WHAT IS ASKED — In the records that follow, show each line where the word "chart" is present.
[START EXERCISE INPUT]
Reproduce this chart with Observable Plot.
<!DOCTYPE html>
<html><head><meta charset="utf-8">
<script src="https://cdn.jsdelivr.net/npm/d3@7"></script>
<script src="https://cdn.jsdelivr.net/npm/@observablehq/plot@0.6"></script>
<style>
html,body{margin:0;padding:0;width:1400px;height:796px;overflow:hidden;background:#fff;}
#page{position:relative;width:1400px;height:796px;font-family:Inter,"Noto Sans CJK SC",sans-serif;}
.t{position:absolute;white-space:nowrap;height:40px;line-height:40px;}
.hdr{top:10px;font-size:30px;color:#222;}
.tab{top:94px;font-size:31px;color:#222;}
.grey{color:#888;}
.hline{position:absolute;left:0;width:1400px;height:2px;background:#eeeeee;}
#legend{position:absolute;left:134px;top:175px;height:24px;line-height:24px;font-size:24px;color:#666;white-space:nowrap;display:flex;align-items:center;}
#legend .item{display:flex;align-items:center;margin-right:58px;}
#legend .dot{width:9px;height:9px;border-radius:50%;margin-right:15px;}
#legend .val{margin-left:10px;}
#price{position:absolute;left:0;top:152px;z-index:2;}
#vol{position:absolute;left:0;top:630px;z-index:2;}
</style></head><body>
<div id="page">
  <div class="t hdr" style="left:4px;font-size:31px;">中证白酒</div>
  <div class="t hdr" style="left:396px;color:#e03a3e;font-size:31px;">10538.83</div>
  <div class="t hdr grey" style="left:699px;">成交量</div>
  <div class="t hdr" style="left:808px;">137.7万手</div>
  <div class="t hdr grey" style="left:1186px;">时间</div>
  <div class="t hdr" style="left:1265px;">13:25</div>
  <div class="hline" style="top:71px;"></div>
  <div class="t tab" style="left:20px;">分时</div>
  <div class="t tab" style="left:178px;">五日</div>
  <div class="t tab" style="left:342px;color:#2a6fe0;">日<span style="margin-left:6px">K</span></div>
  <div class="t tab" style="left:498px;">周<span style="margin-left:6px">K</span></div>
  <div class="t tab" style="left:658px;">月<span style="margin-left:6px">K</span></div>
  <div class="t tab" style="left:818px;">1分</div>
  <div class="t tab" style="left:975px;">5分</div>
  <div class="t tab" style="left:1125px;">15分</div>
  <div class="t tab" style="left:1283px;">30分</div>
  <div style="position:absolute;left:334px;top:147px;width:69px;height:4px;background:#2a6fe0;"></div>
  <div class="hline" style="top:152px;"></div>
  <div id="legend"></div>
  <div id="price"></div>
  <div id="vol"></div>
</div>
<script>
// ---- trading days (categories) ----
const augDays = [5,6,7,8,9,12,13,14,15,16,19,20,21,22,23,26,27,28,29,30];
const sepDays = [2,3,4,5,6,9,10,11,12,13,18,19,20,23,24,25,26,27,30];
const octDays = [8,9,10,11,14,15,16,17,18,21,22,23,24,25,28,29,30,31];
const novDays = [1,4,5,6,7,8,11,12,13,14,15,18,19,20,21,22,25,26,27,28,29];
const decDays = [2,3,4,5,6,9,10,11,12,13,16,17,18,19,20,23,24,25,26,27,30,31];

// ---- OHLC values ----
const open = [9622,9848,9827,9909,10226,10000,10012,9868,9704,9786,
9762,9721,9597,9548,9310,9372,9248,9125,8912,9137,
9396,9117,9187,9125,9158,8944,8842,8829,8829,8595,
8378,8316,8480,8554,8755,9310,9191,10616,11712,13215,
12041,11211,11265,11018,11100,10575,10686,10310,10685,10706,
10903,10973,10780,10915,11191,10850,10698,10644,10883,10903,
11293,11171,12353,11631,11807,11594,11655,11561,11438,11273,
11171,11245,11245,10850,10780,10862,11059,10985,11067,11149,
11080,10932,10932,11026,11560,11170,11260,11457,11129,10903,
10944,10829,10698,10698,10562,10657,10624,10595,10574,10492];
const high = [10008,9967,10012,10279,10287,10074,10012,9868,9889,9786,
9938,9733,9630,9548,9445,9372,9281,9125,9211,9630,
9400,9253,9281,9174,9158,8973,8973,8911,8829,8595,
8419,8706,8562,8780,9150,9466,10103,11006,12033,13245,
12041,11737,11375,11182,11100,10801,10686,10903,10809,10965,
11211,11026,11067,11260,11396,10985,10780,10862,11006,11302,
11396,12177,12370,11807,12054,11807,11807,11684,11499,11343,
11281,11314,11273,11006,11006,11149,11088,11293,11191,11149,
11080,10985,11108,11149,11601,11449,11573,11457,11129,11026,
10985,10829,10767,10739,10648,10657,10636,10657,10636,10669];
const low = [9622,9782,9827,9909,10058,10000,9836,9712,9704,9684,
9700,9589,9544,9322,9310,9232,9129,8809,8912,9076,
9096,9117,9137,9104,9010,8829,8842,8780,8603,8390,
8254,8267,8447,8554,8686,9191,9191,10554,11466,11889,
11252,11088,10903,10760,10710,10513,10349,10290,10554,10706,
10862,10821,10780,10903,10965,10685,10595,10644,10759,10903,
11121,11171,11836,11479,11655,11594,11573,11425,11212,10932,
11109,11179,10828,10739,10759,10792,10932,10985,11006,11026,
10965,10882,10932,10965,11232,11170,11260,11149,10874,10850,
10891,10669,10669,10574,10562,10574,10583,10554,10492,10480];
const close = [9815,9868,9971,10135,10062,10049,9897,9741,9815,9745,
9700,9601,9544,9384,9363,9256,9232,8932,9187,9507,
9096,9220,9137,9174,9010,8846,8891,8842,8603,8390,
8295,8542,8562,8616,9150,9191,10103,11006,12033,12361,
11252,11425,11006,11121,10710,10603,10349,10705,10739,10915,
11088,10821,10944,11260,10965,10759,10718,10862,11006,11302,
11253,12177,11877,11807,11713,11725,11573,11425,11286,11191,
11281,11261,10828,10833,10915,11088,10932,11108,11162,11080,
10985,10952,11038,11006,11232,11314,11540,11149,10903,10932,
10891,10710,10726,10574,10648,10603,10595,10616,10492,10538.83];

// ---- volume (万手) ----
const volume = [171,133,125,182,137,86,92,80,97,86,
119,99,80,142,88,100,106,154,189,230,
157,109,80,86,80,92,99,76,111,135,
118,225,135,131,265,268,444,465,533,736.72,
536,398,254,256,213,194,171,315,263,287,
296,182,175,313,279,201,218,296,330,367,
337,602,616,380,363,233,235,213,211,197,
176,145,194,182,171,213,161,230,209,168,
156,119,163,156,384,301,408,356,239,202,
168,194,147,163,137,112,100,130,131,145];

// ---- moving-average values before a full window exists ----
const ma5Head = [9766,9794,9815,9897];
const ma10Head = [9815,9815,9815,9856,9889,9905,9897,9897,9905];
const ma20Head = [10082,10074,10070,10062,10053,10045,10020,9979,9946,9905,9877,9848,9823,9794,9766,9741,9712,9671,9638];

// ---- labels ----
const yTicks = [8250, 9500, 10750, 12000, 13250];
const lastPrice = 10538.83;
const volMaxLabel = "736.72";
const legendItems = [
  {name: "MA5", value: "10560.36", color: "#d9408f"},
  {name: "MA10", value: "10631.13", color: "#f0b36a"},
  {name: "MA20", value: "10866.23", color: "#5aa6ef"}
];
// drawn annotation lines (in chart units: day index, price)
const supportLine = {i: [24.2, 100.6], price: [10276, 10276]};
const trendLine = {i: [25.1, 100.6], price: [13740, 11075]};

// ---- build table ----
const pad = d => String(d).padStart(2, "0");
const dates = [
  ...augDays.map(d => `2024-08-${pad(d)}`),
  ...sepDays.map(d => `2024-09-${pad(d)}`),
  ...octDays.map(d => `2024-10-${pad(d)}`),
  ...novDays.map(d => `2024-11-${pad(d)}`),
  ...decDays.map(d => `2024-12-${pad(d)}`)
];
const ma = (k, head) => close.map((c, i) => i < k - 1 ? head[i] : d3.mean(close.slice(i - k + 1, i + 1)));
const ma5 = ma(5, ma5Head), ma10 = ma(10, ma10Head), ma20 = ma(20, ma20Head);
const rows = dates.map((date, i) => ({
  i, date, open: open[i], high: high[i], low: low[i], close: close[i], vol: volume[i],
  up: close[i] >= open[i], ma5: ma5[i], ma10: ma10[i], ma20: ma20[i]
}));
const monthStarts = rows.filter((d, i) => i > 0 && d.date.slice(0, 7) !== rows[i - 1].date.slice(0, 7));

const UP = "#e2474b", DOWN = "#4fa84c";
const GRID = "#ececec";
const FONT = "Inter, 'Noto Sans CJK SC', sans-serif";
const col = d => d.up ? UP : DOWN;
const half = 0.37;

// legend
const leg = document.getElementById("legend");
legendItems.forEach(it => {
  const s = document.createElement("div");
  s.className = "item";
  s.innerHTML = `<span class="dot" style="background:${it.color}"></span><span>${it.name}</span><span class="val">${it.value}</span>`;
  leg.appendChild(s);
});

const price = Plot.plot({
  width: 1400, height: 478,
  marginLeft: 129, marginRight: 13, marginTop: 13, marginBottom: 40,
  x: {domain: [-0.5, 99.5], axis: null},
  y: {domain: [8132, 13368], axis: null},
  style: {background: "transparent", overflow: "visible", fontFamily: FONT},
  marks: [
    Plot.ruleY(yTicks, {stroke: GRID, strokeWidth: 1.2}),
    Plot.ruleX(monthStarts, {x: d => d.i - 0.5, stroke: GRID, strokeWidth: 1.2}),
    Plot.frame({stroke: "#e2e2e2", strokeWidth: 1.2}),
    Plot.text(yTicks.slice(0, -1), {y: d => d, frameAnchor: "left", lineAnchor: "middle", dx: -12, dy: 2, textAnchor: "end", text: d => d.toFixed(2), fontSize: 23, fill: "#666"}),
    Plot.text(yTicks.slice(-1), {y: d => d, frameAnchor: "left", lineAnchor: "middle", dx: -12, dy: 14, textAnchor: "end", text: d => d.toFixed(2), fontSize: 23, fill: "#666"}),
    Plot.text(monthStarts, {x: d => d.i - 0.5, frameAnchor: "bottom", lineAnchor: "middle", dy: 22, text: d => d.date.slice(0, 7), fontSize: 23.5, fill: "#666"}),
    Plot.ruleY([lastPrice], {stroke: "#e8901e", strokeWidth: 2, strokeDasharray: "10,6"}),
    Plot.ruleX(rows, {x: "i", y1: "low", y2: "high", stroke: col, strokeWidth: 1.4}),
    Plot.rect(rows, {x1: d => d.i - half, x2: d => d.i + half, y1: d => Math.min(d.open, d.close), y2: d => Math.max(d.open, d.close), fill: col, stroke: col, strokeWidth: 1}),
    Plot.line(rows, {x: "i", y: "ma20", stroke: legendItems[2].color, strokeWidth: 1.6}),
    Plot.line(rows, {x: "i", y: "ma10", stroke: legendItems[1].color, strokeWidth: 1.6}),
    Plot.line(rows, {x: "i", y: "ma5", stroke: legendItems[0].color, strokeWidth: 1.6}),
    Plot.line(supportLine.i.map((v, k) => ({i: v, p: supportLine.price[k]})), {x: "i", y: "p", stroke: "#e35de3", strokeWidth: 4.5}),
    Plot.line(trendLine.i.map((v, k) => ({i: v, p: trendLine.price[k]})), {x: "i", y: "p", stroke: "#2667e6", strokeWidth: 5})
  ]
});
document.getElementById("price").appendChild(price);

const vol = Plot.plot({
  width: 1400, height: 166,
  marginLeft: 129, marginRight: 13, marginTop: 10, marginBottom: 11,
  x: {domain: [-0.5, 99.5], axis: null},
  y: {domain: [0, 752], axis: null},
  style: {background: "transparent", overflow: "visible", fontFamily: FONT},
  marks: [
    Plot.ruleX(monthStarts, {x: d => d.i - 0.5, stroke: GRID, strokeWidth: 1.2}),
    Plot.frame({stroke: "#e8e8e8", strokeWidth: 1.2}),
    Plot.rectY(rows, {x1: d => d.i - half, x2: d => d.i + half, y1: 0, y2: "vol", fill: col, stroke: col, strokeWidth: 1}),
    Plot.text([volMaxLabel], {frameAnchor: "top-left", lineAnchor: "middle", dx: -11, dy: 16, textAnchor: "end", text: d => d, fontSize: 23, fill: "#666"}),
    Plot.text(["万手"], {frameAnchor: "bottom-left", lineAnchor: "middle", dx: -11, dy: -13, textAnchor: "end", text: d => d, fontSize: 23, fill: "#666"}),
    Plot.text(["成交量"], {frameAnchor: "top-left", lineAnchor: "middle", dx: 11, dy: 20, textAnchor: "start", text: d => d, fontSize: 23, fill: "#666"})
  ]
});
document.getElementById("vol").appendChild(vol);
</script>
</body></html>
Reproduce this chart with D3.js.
[END EXERCISE INPUT]
SOLUTION TO THIS EXERCISE —
Reproduce this chart with Observable Plot.
// drawn annotation lines (in chart units: day index, price)
Reproduce this chart with D3.js.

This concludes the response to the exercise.